Definition of little theater in US English:

little theater

noun

  • A small independent theater used for experimental or avant-garde drama, or for noncommercial community productions.

    • ‘In actual fact, they are showrooms or little theatres.’
    • ‘I miss being able to go the little theatres and watch an independent film.’
    • ‘A melange of funny, straight drama, television, movies, a little theater here and there wouldn't hurt.’
    • ‘The fringe started in 1947 when eight little theatre groups realised that, if they turned up in Edinburgh while the official festival was on, there would be audiences and media and a chance to grab a bit of both.’
    • ‘Every one of these headliners began in ‘Small Time ‘- little theaters where they made maybe $15 a week while they polished their dance steps and songs or tried out new jokes.’

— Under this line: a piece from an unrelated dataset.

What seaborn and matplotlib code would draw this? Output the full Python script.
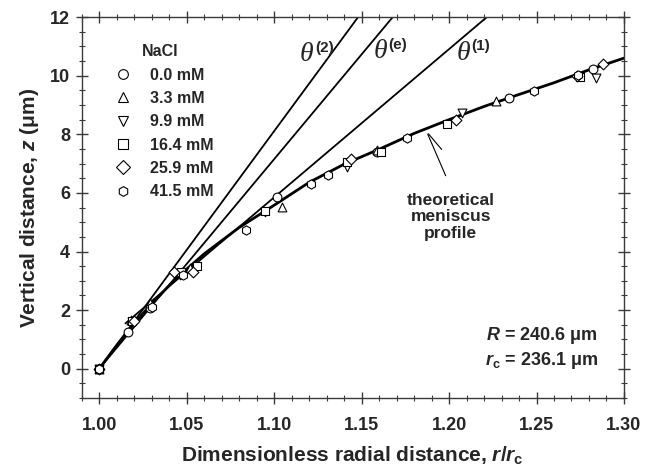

    • ‘Actually, he told her the day they met at a tryout for a little theater production, ‘you don't believe this, but some day I'm going to marry you.’’
    • ‘The little theatre on the lower level of the Jubilee Auditorium will close when the building undergoes renovations next year and it won't be reopened.’

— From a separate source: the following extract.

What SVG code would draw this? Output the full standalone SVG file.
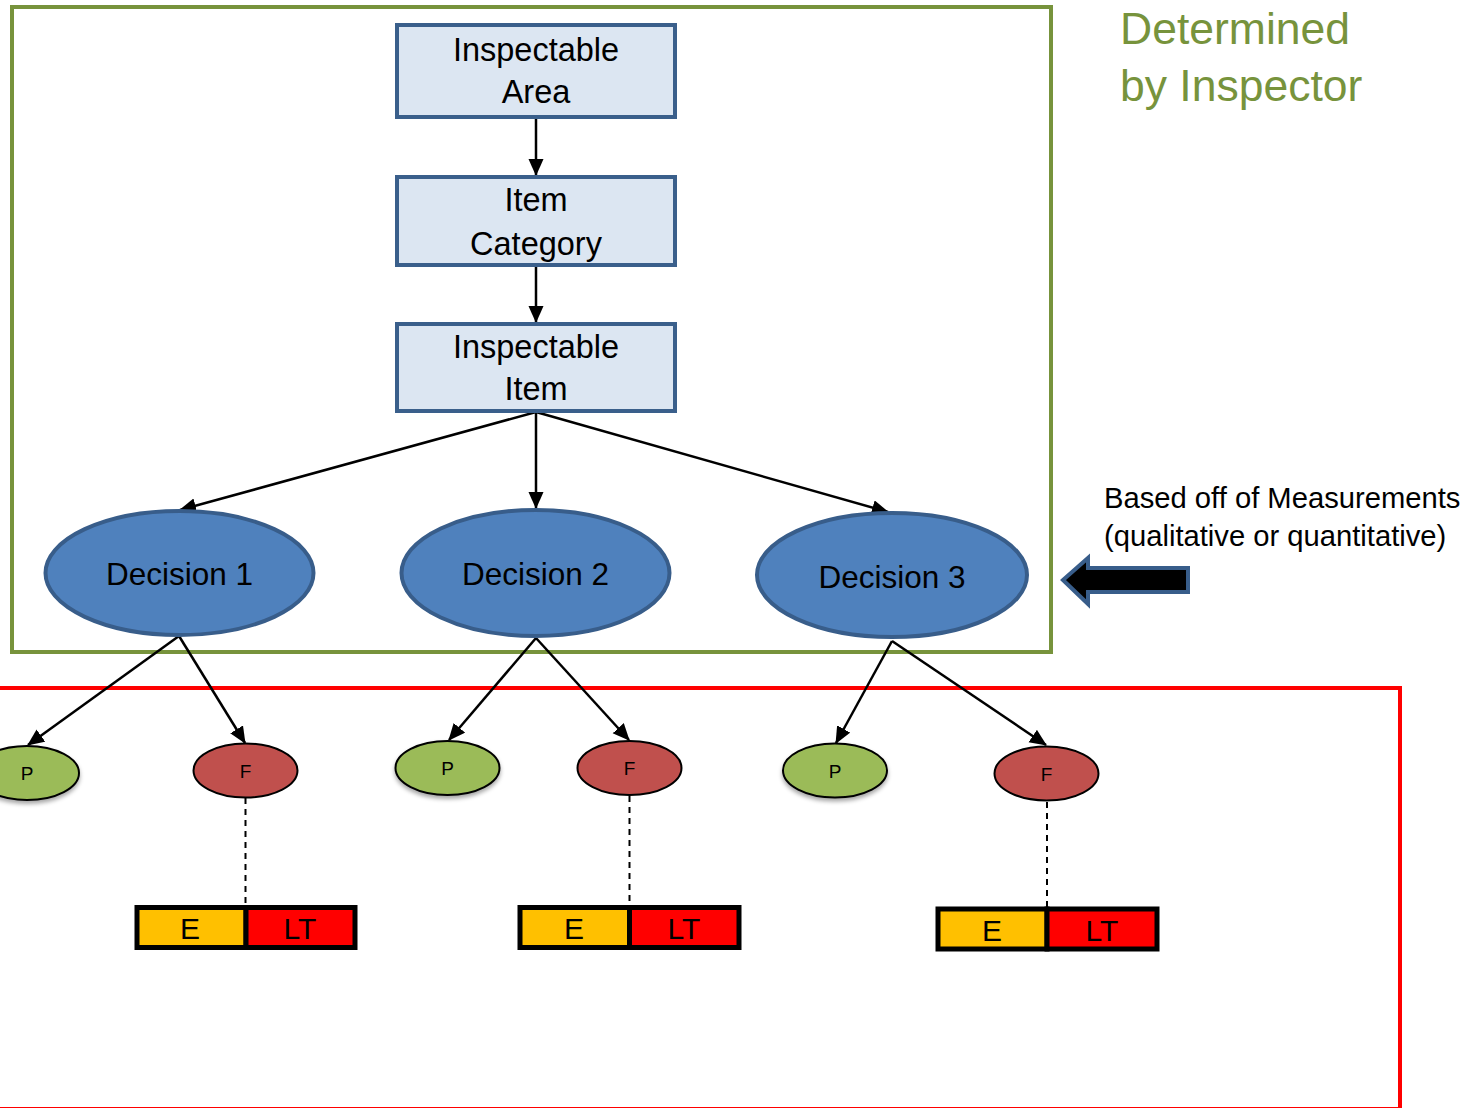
<svg xmlns="http://www.w3.org/2000/svg" width="1470" height="1108" viewBox="0 0 1470 1108">
<style>
text{font-family:"Liberation Sans",Arial,sans-serif;fill:#000;text-anchor:middle}
.box{fill:#DCE6F2;stroke:#3A5F8B;stroke-width:4}
.dec{fill:#4F81BD;stroke:#385D8A;stroke-width:4}
.p{fill:#9BBB59;stroke:#000;stroke-width:2}
.f{fill:#C0504D;stroke:#000;stroke-width:2}
.bt{font-size:32.5px}
.dt{font-size:31.5px}
.st{font-size:19px}
.bar{stroke:#000;stroke-width:5}
.bart{font-size:30px}
.conn{stroke:#000;stroke-width:2.5;fill:none;marker-end:url(#ah)}
.dash{stroke:#000;stroke-width:2;stroke-dasharray:6,5;fill:none}
</style>
<defs>
<marker id="ah" markerUnits="userSpaceOnUse" markerWidth="18" markerHeight="16" refX="16" refY="7.5" orient="auto"><path d="M0,0 L17,7.5 L0,15 z" fill="#000"/></marker>
<filter id="sh" x="-20%" y="-20%" width="140%" height="160%"><feDropShadow dx="0" dy="3" stdDeviation="2" flood-color="#000" flood-opacity="0.35"/></filter>
</defs>
<rect width="1470" height="1108" fill="#fff"/>
<g id="frame-inspector"><rect x="12" y="7" width="1039" height="645" fill="none" stroke="#77933C" stroke-width="4"/></g>
<g id="frame-red"><rect x="-10" y="688" width="1410" height="421" fill="none" stroke="#FF0000" stroke-width="4"/></g>
<g id="label-determined"><text x="1120" y="44" style="font-size:44.5px;fill:#77933C;text-anchor:start">Determined</text><text x="1120" y="101" style="font-size:44.5px;fill:#77933C;text-anchor:start">by Inspector</text></g>
<g id="label-based"><text x="1104" y="508" style="font-size:29.2px;text-anchor:start">Based off of Measurements</text><text x="1104" y="546" style="font-size:29.2px;text-anchor:start">(qualitative or quantitative)</text></g>
<g id="block-arrow"><path d="M1063,580 L1088,558 L1088,568 L1188,568 L1188,592 L1088,592 L1088,604 Z" fill="#000" stroke="#385D8A" stroke-width="4" stroke-linejoin="miter"/></g>
<g id="connectors">
<line class="conn" x1="536" y1="118" x2="536" y2="175"/>
<line class="conn" x1="536" y1="267" x2="536" y2="322"/>
<line class="conn" x1="536" y1="412" x2="180" y2="510"/>
<line class="conn" x1="536" y1="412" x2="536" y2="508"/>
<line class="conn" x1="536" y1="412" x2="888" y2="512"/>
<line class="conn" x1="179" y1="636" x2="28" y2="745"/>
<line class="conn" x1="179" y1="636" x2="245" y2="743"/>
<line class="conn" x1="536" y1="638" x2="449" y2="740"/>
<line class="conn" x1="536" y1="638" x2="629" y2="740"/>
<line class="conn" x1="892" y1="641" x2="836" y2="743"/>
<line class="conn" x1="892" y1="641" x2="1046" y2="745"/>
<line class="dash" x1="245.5" y1="798" x2="245.5" y2="906"/>
<line class="dash" x1="629.5" y1="796" x2="629.5" y2="906"/>
<line class="dash" x1="1047" y1="802" x2="1047" y2="907"/>
</g>
<g id="box-area"><rect class="box" x="397" y="25" width="278" height="92"/><text class="bt" x="536" y="61">Inspectable</text><text class="bt" x="536" y="103">Area</text></g>
<g id="box-category"><rect class="box" x="397" y="177" width="278" height="88"/><text class="bt" x="536" y="211">Item</text><text class="bt" x="536" y="255">Category</text></g>
<g id="box-item"><rect class="box" x="397" y="324" width="278" height="87"/><text class="bt" x="536" y="358">Inspectable</text><text class="bt" x="536" y="400">Item</text></g>
<g id="decision-1"><ellipse class="dec" cx="179.5" cy="573" rx="134" ry="62"/><text class="dt" x="179.5" y="585">Decision 1</text></g>
<g id="decision-2"><ellipse class="dec" cx="535.5" cy="573" rx="134" ry="63"/><text class="dt" x="535.5" y="585">Decision 2</text></g>
<g id="decision-3"><ellipse class="dec" cx="892" cy="575" rx="135" ry="62"/><text class="dt" x="892" y="588">Decision 3</text></g>
<g id="p-1"><ellipse class="p" cx="27" cy="773" rx="52" ry="27" filter="url(#sh)"/><text class="st" x="27" y="780">P</text></g>
<g id="f-1"><ellipse class="f" cx="245.5" cy="770.5" rx="52" ry="27"/><text class="st" x="245.5" y="778">F</text></g>
<g id="p-2"><ellipse class="p" cx="447.5" cy="768" rx="52" ry="27" filter="url(#sh)"/><text class="st" x="447.5" y="775">P</text></g>
<g id="f-2"><ellipse class="f" cx="629.5" cy="768" rx="52" ry="27"/><text class="st" x="629.5" y="775">F</text></g>
<g id="p-3"><ellipse class="p" cx="835" cy="770.5" rx="52" ry="27" filter="url(#sh)"/><text class="st" x="835" y="778">P</text></g>
<g id="f-3"><ellipse class="f" cx="1046.5" cy="773.5" rx="52" ry="27"/><text class="st" x="1046.5" y="781">F</text></g>
<g id="bar-1"><rect class="bar" x="137" y="907.5" width="109" height="40" fill="#FFC000"/><rect class="bar" x="246" y="907.5" width="109" height="40" fill="#FF0000"/><text class="bart" x="190" y="939">E</text><text class="bart" x="300" y="939">LT</text></g>
<g id="bar-2"><rect class="bar" x="520" y="907.5" width="109.5" height="40" fill="#FFC000"/><rect class="bar" x="629.5" y="907.5" width="109.5" height="40" fill="#FF0000"/><text class="bart" x="574" y="939">E</text><text class="bart" x="684" y="939">LT</text></g>
<g id="bar-3"><rect class="bar" x="938" y="909" width="109" height="40" fill="#FFC000"/><rect class="bar" x="1047" y="909" width="110" height="40" fill="#FF0000"/><text class="bart" x="992" y="941">E</text><text class="bart" x="1102" y="941">LT</text></g>
</svg>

    • ‘At the moment I'm involved with trying to get together and build a new theatre, a little theatre in our town of Montville, which will be a place of excellence, and a place where culture can live in the mountains.’

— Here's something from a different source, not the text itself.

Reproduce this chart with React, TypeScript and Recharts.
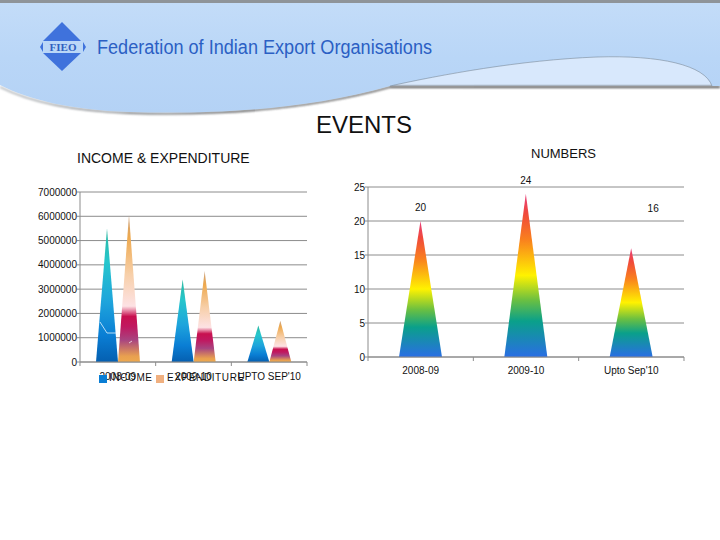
import React from "react";
import { BarChart, Bar, XAxis, YAxis, CartesianGrid, LabelList } from "recharts";

const FONT = "'Liberation Sans', Arial, sans-serif";
const GRID = "#8c8c8c";

const periods = ["2008-09", "2009-10", "UPTO  SEP'10"];
const incomeValues = [5500000, 3400000, 1500000];
const expenditureValues = [6050000, 3750000, 1700000];
const moneyTicks = [0, 1000000, 2000000, 3000000, 4000000, 5000000, 6000000, 7000000];

const eventPeriods = ["2008-09", "2009-10", "Upto Sep'10"];
const eventCounts = [20, 24, 16];
const countTicks = [0, 5, 10, 15, 20, 25];
const labelShiftX = [0, 0, 22];
const labelShiftY = [0, 0, -26];

const moneyData = periods.map((period, i) => ({
  period,
  income: incomeValues[i],
  expenditure: expenditureValues[i],
}));
const countData = eventPeriods.map((period, i) => ({ period, count: eventCounts[i] }));

const Spike = (props: any) => {
  const { x, y, width, height, fill } = props;
  return <path d={`M${x},${y + height} L${x + width / 2},${y} L${x + width},${y + height} Z`} fill={fill} />;
};

const BandTick = (props: any) => {
  const { x, y, payload, index, band, last, size } = props;
  return (
    <g>
      <line x1={x - band / 2} x2={x - band / 2} y1={y - 8} y2={y - 4} stroke={GRID} />
      {index === last && <line x1={x + band / 2} x2={x + band / 2} y1={y - 8} y2={y - 4} stroke={GRID} />}
      <text x={x} y={y + size} textAnchor="middle" fontSize={10} fontFamily={FONT} fill="#111">
        {payload.value}
      </text>
    </g>
  );
};

const CountLabel = (props: any) => {
  const { x, y, width, value, index } = props;
  return (
    <text
      x={x + width / 2 + labelShiftX[index]}
      y={y - 10 + labelShiftY[index]}
      textAnchor="middle"
      fontSize={10}
      fontFamily={FONT}
      fill="#111"
    >
      {value}
    </text>
  );
};

const Stop = (o: number, c: string) => <stop offset={`${o}%`} stopColor={c} />;

const Header = () => (
  <svg width={720} height={175} style={{ position: "absolute", left: 0, top: 0 }}>
    <defs>
      <linearGradient id="head" x1="0" y1="0" x2="0" y2="1">
        {Stop(0, "#c3dcf8")}
        {Stop(50, "#b9d6f7")}
        {Stop(100, "#b4d2f5")}
      </linearGradient>
      <linearGradient id="shadowFade" x1="0" y1="0" x2="1" y2="0">
        {Stop(0, "#b0b4b8")}
        {Stop(15, "#808488")}
        {Stop(40, "#505050")}
        {Stop(100, "#484848")}
      </linearGradient>
      <filter id="blur" x="-5%" y="-30%" width="110%" height="160%">
        <feGaussianBlur stdDeviation="1" />
      </filter>
    </defs>
    <rect x={0} y={0} width={720} height={3} fill="#8f9499" />
    <path d="M390,86 C440,75 520,60 597,57 C660,55 705,65 712,86 Z" fill="#d8e8fc" />
    <path
      d="M0,87 C30,102 70,111 130,113 C200,115 300,112 390,87 L720,87"
      fill="none"
      stroke="url(#shadowFade)"
      strokeWidth={1.8}
      filter="url(#blur)"
    />
    <path
      d="M0,3 L720,3 L720,86 L712,86 C705,65 660,55 597,57 C520,60 440,75 390,86 C300,112 200,114 130,112 C70,110 30,100 0,85 Z"
      fill="url(#head)"
    />
    <path d="M390,86 C440,75 520,60 597,57 C660,55 705,65 712,86" fill="none" stroke="#6f7f90" strokeWidth={1} opacity={0.55} />
    <polygon points="62,22 43,41 81,41" fill="#3f72dc" />
    <polygon points="62,71 43,53 81,53" fill="#3f72dc" />
    <polygon points="40,47 43,42 43,52" fill="#3f72dc" />
    <polygon points="86,47 83,42 83,52" fill="#3f72dc" />
    <text x={63} y={51} textAnchor="middle" fontSize={11} fontWeight="bold" fontFamily="'Liberation Serif', serif" fill="#2f5fc0">
      FIEO
    </text>
    <text x={97} y={54} fontSize={20} fontFamily={FONT} fill="#2b5fc4" textLength={335} lengthAdjust="spacingAndGlyphs">
      Federation of Indian Export Organisations
    </text>
  </svg>
);

const abs = (left: number, top: number, size: number, extra: any = {}) => ({
  position: "absolute" as const,
  left,
  top,
  fontSize: size,
  fontFamily: FONT,
  color: "#111",
  whiteSpace: "pre" as const,
  lineHeight: 1,
  ...extra,
});

export default function App() {
  return (
    <div style={{ position: "fixed", left: 0, top: 0, width: 720, height: 540, background: "#fff", overflow: "hidden" }}>
      <Header />
      <div style={abs(316, 113, 24)}>EVENTS</div>
      <div style={abs(77, 151, 14)}>INCOME &amp; EXPENDITURE</div>
      <div style={abs(531, 147, 13)}>NUMBERS</div>

      <div style={{ position: "absolute", left: 0, top: 0 }}>
        <BarChart
          width={340}
          height={400}
          data={moneyData}
          margin={{ top: 192, right: 33, bottom: 8, left: 0 }}
          barSize={22}
          barGap={0}
        >
          <defs>
            <linearGradient id="incomeFill" x1="0" y1="0" x2="0" y2="1">
              {Stop(0, "#2cb8a0")}
              {Stop(25, "#26c6cc")}
              {Stop(55, "#1ea4dc")}
              {Stop(80, "#0a7ed4")}
              {Stop(100, "#055fb0")}
            </linearGradient>
            <linearGradient id="expenseFill" x1="0" y1="0" x2="0" y2="1">
              {Stop(0, "#c8a080")}
              {Stop(15, "#eea94e")}
              {Stop(40, "#f7cfa8")}
              {Stop(62, "#fde2e4")}
              {Stop(69, "#c8104f")}
              {Stop(76, "#c01860")}
              {Stop(85, "#a84480")}
              {Stop(96, "#e8a050")}
              {Stop(100, "#eea94e")}
            </linearGradient>
          </defs>
          <CartesianGrid vertical={false} stroke={GRID} strokeWidth={1} />
          <XAxis
            dataKey="period"
            axisLine={{ stroke: GRID }}
            tickLine={false}
            interval={0}
            height={30}
            tick={<BandTick band={75.67} last={2} size={10} />}
          />
          <YAxis
            width={80}
            domain={[0, 7000000]}
            ticks={moneyTicks}
            interval={0}
            axisLine={{ stroke: GRID }}
            tickLine={{ stroke: GRID }}
            tickSize={3}
            tickMargin={0}
            tick={{ fontSize: 10, fontFamily: FONT, fill: "#111" }}
          />
          <Bar dataKey="income" fill="url(#incomeFill)" shape={<Spike />} isAnimationActive={false} />
          <Bar dataKey="expenditure" fill="url(#expenseFill)" shape={<Spike />} isAnimationActive={false} />
        </BarChart>
      </div>

      <div style={{ position: "absolute", left: 340, top: 0 }}>
        <BarChart
          width={380}
          height={400}
          data={countData}
          margin={{ top: 187, right: 36, bottom: 13, left: 0 }}
          barSize={43}
        >
          <defs>
            <linearGradient id="rainbow" x1="0" y1="0" x2="0" y2="1">
              {Stop(0, "#e8407e")}
              {Stop(12, "#f0483c")}
              {Stop(28, "#f9801e")}
              {Stop(50, "#fff200")}
              {Stop(65, "#6cc040")}
              {Stop(78, "#0aa08a")}
              {Stop(100, "#2a6ee4")}
            </linearGradient>
          </defs>
          <CartesianGrid vertical={false} stroke={GRID} strokeWidth={1} />
          <XAxis
            dataKey="period"
            axisLine={{ stroke: GRID }}
            tickLine={false}
            interval={0}
            height={30}
            tick={<BandTick band={105.33} last={2} size={9} />}
          />
          <YAxis
            width={28}
            domain={[0, 25]}
            ticks={countTicks}
            interval={0}
            axisLine={{ stroke: GRID }}
            tickLine={{ stroke: GRID }}
            tickSize={3}
            tickMargin={0}
            tick={{ fontSize: 10, fontFamily: FONT, fill: "#111" }}
          />
          <Bar dataKey="count" fill="url(#rainbow)" shape={<Spike />} isAnimationActive={false}>
            <LabelList dataKey="count" content={<CountLabel />} />
          </Bar>
        </BarChart>
      </div>

      <svg width={720} height={540} style={{ position: "absolute", left: 0, top: 0, pointerEvents: "none" }}>
        <polyline points="100,322 107,333 116,333" fill="none" stroke="#dff2ff" strokeWidth={0.8} />
        <line x1={129} y1={343} x2={132} y2={341} stroke="#f6e6ee" strokeWidth={0.8} />
      </svg>

      <div style={{ position: "absolute", left: 99, top: 375, width: 8, height: 8, background: "#0a7ed4" }} />
      <div style={abs(109, 373, 10, { letterSpacing: 0.6 })}>INCOME</div>
      <div style={{ position: "absolute", left: 156, top: 375, width: 8, height: 8, background: "#f0b080" }} />
      <div style={abs(167, 373, 10, { letterSpacing: 0.6 })}>EXPENDITURE</div>
    </div>
  );
}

    • ‘I was doing a writing weekend in little theatre in Prosperus.’
    • ‘They also championed development of an African American little theater movement.’
    • ‘She added that from her previous background in little theaters, she knew how important freedom was to a young heart.’
    • ‘Every big northern city has its own Hampstead - a professional, middle-class enclave with smart restaurants, little theatres and million-pound houses in what were until recently ordinary Victorian streets.’
    • ‘But we went ahead anyway and took these shops and turned them into little theatres.’